**What you need to do:** Pictures in the data below are not part of the copy; transcribe everything else exactly.

Start Exercise material

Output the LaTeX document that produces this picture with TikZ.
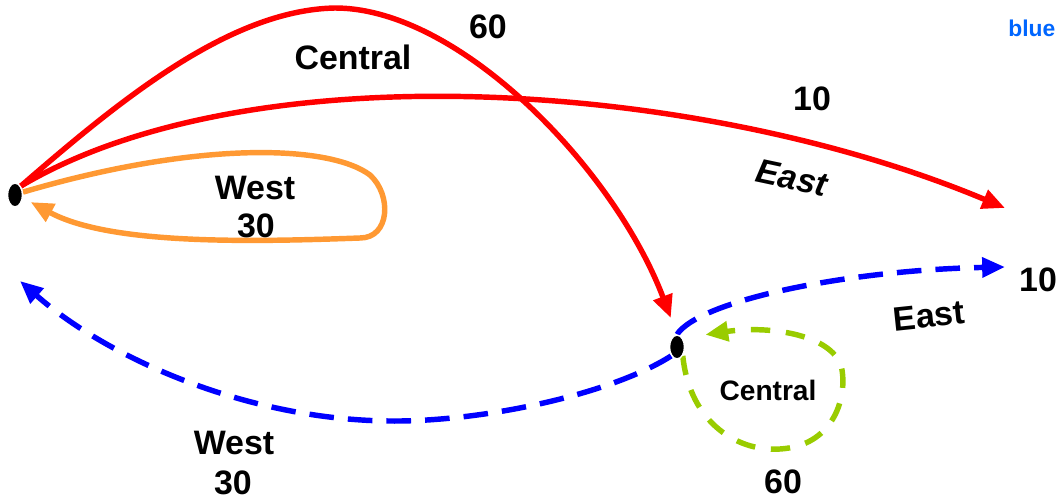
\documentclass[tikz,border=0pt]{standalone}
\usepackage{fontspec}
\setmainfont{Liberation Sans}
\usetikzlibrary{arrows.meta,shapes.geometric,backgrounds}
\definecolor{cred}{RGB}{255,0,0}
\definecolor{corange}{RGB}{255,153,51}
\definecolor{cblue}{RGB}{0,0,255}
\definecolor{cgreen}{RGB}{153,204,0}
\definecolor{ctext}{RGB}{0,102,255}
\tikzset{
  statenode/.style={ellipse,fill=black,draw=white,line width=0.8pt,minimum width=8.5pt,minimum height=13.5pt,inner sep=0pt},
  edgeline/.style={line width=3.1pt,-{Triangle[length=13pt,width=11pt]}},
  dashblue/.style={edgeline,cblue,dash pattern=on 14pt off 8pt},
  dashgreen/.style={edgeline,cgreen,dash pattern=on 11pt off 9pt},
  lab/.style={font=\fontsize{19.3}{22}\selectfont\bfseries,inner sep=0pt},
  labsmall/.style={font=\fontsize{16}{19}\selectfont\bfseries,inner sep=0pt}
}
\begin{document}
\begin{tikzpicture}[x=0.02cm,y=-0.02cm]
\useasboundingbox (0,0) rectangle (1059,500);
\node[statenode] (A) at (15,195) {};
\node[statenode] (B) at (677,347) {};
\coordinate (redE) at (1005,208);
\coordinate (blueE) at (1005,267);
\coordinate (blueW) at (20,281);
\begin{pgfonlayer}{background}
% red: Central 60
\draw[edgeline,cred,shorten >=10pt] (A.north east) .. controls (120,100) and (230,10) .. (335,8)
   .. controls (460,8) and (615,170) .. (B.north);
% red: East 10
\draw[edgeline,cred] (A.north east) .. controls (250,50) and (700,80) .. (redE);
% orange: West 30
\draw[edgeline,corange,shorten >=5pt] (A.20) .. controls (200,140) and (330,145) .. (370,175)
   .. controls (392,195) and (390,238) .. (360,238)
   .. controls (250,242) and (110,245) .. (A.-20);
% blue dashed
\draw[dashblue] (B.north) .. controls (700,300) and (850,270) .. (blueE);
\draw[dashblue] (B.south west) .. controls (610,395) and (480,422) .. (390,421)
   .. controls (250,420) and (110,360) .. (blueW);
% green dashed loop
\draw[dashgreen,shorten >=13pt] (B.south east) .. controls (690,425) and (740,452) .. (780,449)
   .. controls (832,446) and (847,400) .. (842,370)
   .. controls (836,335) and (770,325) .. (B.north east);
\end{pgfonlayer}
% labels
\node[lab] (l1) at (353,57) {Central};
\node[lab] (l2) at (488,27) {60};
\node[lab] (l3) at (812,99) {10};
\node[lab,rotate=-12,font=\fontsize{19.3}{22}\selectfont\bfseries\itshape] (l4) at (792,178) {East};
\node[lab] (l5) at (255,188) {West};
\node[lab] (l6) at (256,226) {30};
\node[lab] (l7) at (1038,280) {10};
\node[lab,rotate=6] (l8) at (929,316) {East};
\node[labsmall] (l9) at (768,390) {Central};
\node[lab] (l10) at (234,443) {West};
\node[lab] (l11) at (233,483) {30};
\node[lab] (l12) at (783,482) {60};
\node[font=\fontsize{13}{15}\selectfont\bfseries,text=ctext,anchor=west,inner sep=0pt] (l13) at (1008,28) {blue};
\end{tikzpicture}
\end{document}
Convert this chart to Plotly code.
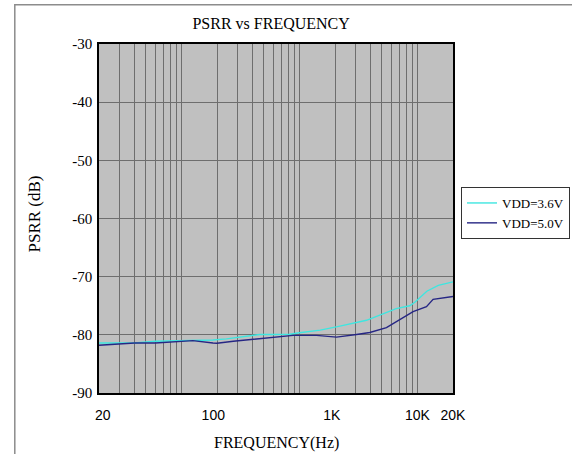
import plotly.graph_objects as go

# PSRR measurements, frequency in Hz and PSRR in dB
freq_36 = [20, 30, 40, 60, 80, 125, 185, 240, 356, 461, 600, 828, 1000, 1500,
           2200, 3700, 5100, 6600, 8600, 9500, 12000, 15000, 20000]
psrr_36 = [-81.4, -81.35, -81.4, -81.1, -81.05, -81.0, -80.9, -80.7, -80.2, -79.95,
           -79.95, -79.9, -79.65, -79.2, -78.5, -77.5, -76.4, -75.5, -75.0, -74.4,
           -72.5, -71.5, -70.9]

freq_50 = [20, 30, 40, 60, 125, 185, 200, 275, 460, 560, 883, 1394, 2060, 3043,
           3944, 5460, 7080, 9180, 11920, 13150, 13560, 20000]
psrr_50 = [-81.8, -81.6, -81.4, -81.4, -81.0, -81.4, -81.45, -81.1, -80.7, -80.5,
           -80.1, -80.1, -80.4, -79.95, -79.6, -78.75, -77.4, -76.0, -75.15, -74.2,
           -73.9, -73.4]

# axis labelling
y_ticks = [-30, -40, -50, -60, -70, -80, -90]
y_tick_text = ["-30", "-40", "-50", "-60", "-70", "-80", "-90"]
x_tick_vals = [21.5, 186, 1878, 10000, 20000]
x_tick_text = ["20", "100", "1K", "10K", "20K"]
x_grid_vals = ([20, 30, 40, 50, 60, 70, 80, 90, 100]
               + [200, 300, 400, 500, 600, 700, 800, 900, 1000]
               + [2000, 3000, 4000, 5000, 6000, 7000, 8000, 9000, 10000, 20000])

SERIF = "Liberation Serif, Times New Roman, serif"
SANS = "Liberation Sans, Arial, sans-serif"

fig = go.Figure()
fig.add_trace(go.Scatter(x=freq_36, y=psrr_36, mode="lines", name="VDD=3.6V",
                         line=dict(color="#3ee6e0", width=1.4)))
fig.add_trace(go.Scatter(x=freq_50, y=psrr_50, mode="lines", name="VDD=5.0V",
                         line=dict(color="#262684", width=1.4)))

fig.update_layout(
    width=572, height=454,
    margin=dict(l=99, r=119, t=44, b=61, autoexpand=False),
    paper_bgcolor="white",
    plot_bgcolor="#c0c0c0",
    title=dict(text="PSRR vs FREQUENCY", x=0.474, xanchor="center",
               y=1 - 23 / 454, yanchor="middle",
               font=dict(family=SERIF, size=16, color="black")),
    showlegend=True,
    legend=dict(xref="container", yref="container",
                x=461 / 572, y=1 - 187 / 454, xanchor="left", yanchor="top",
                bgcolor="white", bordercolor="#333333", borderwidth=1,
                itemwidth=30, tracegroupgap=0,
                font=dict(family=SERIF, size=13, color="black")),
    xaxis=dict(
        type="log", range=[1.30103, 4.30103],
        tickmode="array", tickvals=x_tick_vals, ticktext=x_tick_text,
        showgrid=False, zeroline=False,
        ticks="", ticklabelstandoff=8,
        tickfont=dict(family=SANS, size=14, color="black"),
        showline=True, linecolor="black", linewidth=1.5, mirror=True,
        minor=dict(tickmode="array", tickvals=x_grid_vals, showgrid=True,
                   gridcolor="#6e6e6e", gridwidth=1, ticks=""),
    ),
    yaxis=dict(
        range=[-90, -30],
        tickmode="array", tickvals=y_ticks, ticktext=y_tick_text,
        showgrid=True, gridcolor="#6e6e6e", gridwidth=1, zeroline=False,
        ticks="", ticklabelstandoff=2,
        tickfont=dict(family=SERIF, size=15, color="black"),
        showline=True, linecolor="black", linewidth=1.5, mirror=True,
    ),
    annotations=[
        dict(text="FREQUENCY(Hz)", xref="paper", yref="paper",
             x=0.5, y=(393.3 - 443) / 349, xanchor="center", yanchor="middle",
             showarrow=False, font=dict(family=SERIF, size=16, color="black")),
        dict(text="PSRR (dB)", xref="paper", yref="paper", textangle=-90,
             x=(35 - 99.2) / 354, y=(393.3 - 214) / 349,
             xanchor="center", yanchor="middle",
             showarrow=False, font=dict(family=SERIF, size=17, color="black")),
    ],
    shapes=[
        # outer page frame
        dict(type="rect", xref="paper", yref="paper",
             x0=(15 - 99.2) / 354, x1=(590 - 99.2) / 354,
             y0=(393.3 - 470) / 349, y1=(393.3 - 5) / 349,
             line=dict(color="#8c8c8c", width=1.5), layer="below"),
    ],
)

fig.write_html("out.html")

End Exercise material

**Answer in full:**
Output the LaTeX document that produces this picture with TikZ.
\documentclass[tikz,border=0pt]{standalone}
\usepackage{fontspec}
\setmainfont{Liberation Sans}
\usetikzlibrary{arrows.meta,shapes.geometric,backgrounds}
\definecolor{cred}{RGB}{255,0,0}
\definecolor{corange}{RGB}{255,153,51}
\definecolor{cblue}{RGB}{0,0,255}
\definecolor{cgreen}{RGB}{153,204,0}
\definecolor{ctext}{RGB}{0,102,255}
\tikzset{
  statenode/.style={ellipse,fill=black,draw=white,line width=0.8pt,minimum width=8.5pt,minimum height=13.5pt,inner sep=0pt},
  edgeline/.style={line width=3.1pt,-{Triangle[length=13pt,width=11pt]}},
  dashblue/.style={edgeline,cblue,dash pattern=on 14pt off 8pt},
  dashgreen/.style={edgeline,cgreen,dash pattern=on 11pt off 9pt},
  lab/.style={font=\fontsize{19.3}{22}\selectfont\bfseries,inner sep=0pt},
  labsmall/.style={font=\fontsize{16}{19}\selectfont\bfseries,inner sep=0pt}
}
\begin{document}
\begin{tikzpicture}[x=0.02cm,y=-0.02cm]
\useasboundingbox (0,0) rectangle (1059,500);
\node[statenode] (A) at (15,195) {};
\node[statenode] (B) at (677,347) {};
\coordinate (redE) at (1005,208);
\coordinate (blueE) at (1005,267);
\coordinate (blueW) at (20,281);
\begin{pgfonlayer}{background}
% red: Central 60
\draw[edgeline,cred,shorten >=10pt] (A.north east) .. controls (120,100) and (230,10) .. (335,8)
   .. controls (460,8) and (615,170) .. (B.north);
% red: East 10
\draw[edgeline,cred] (A.north east) .. controls (250,50) and (700,80) .. (redE);
% orange: West 30
\draw[edgeline,corange,shorten >=5pt] (A.20) .. controls (200,140) and (330,145) .. (370,175)
   .. controls (392,195) and (390,238) .. (360,238)
   .. controls (250,242) and (110,245) .. (A.-20);
% blue dashed
\draw[dashblue] (B.north) .. controls (700,300) and (850,270) .. (blueE);
\draw[dashblue] (B.south west) .. controls (610,395) and (480,422) .. (390,421)
   .. controls (250,420) and (110,360) .. (blueW);
% green dashed loop
\draw[dashgreen,shorten >=13pt] (B.south east) .. controls (690,425) and (740,452) .. (780,449)
   .. controls (832,446) and (847,400) .. (842,370)
   .. controls (836,335) and (770,325) .. (B.north east);
\end{pgfonlayer}
% labels
\node[lab] (l1) at (353,57) {Central};
\node[lab] (l2) at (488,27) {60};
\node[lab] (l3) at (812,99) {10};
\node[lab,rotate=-12,font=\fontsize{19.3}{22}\selectfont\bfseries\itshape] (l4) at (792,178) {East};
\node[lab] (l5) at (255,188) {West};
\node[lab] (l6) at (256,226) {30};
\node[lab] (l7) at (1038,280) {10};
\node[lab,rotate=6] (l8) at (929,316) {East};
\node[labsmall] (l9) at (768,390) {Central};
\node[lab] (l10) at (234,443) {West};
\node[lab] (l11) at (233,483) {30};
\node[lab] (l12) at (783,482) {60};
\node[font=\fontsize{13}{15}\selectfont\bfseries,text=ctext,anchor=west,inner sep=0pt] (l13) at (1008,28) {blue};
\end{tikzpicture}
\end{document}
Convert this chart to Plotly code.
import plotly.graph_objects as go

# PSRR measurements, frequency in Hz and PSRR in dB
freq_36 = [20, 30, 40, 60, 80, 125, 185, 240, 356, 461, 600, 828, 1000, 1500,
           2200, 3700, 5100, 6600, 8600, 9500, 12000, 15000, 20000]
psrr_36 = [-81.4, -81.35, -81.4, -81.1, -81.05, -81.0, -80.9, -80.7, -80.2, -79.95,
           -79.95, -79.9, -79.65, -79.2, -78.5, -77.5, -76.4, -75.5, -75.0, -74.4,
           -72.5, -71.5, -70.9]

freq_50 = [20, 30, 40, 60, 125, 185, 200, 275, 460, 560, 883, 1394, 2060, 3043,
           3944, 5460, 7080, 9180, 11920, 13150, 13560, 20000]
psrr_50 = [-81.8, -81.6, -81.4, -81.4, -81.0, -81.4, -81.45, -81.1, -80.7, -80.5,
           -80.1, -80.1, -80.4, -79.95, -79.6, -78.75, -77.4, -76.0, -75.15, -74.2,
           -73.9, -73.4]

# axis labelling
y_ticks = [-30, -40, -50, -60, -70, -80, -90]
y_tick_text = ["-30", "-40", "-50", "-60", "-70", "-80", "-90"]
x_tick_vals = [21.5, 186, 1878, 10000, 20000]
x_tick_text = ["20", "100", "1K", "10K", "20K"]
x_grid_vals = ([20, 30, 40, 50, 60, 70, 80, 90, 100]
               + [200, 300, 400, 500, 600, 700, 800, 900, 1000]
               + [2000, 3000, 4000, 5000, 6000, 7000, 8000, 9000, 10000, 20000])

SERIF = "Liberation Serif, Times New Roman, serif"
SANS = "Liberation Sans, Arial, sans-serif"

fig = go.Figure()
fig.add_trace(go.Scatter(x=freq_36, y=psrr_36, mode="lines", name="VDD=3.6V",
                         line=dict(color="#3ee6e0", width=1.4)))
fig.add_trace(go.Scatter(x=freq_50, y=psrr_50, mode="lines", name="VDD=5.0V",
                         line=dict(color="#262684", width=1.4)))

fig.update_layout(
    width=572, height=454,
    margin=dict(l=99, r=119, t=44, b=61, autoexpand=False),
    paper_bgcolor="white",
    plot_bgcolor="#c0c0c0",
    title=dict(text="PSRR vs FREQUENCY", x=0.474, xanchor="center",
               y=1 - 23 / 454, yanchor="middle",
               font=dict(family=SERIF, size=16, color="black")),
    showlegend=True,
    legend=dict(xref="container", yref="container",
                x=461 / 572, y=1 - 187 / 454, xanchor="left", yanchor="top",
                bgcolor="white", bordercolor="#333333", borderwidth=1,
                itemwidth=30, tracegroupgap=0,
                font=dict(family=SERIF, size=13, color="black")),
    xaxis=dict(
        type="log", range=[1.30103, 4.30103],
        tickmode="array", tickvals=x_tick_vals, ticktext=x_tick_text,
        showgrid=False, zeroline=False,
        ticks="", ticklabelstandoff=8,
        tickfont=dict(family=SANS, size=14, color="black"),
        showline=True, linecolor="black", linewidth=1.5, mirror=True,
        minor=dict(tickmode="array", tickvals=x_grid_vals, showgrid=True,
                   gridcolor="#6e6e6e", gridwidth=1, ticks=""),
    ),
    yaxis=dict(
        range=[-90, -30],
        tickmode="array", tickvals=y_ticks, ticktext=y_tick_text,
        showgrid=True, gridcolor="#6e6e6e", gridwidth=1, zeroline=False,
        ticks="", ticklabelstandoff=2,
        tickfont=dict(family=SERIF, size=15, color="black"),
        showline=True, linecolor="black", linewidth=1.5, mirror=True,
    ),
    annotations=[
        dict(text="FREQUENCY(Hz)", xref="paper", yref="paper",
             x=0.5, y=(393.3 - 443) / 349, xanchor="center", yanchor="middle",
             showarrow=False, font=dict(family=SERIF, size=16, color="black")),
        dict(text="PSRR (dB)", xref="paper", yref="paper", textangle=-90,
             x=(35 - 99.2) / 354, y=(393.3 - 214) / 349,
             xanchor="center", yanchor="middle",
             showarrow=False, font=dict(family=SERIF, size=17, color="black")),
    ],
    shapes=[
        # outer page frame
        dict(type="rect", xref="paper", yref="paper",
             x0=(15 - 99.2) / 354, x1=(590 - 99.2) / 354,
             y0=(393.3 - 470) / 349, y1=(393.3 - 5) / 349,
             line=dict(color="#8c8c8c", width=1.5), layer="below"),
    ],
)

fig.write_html("out.html")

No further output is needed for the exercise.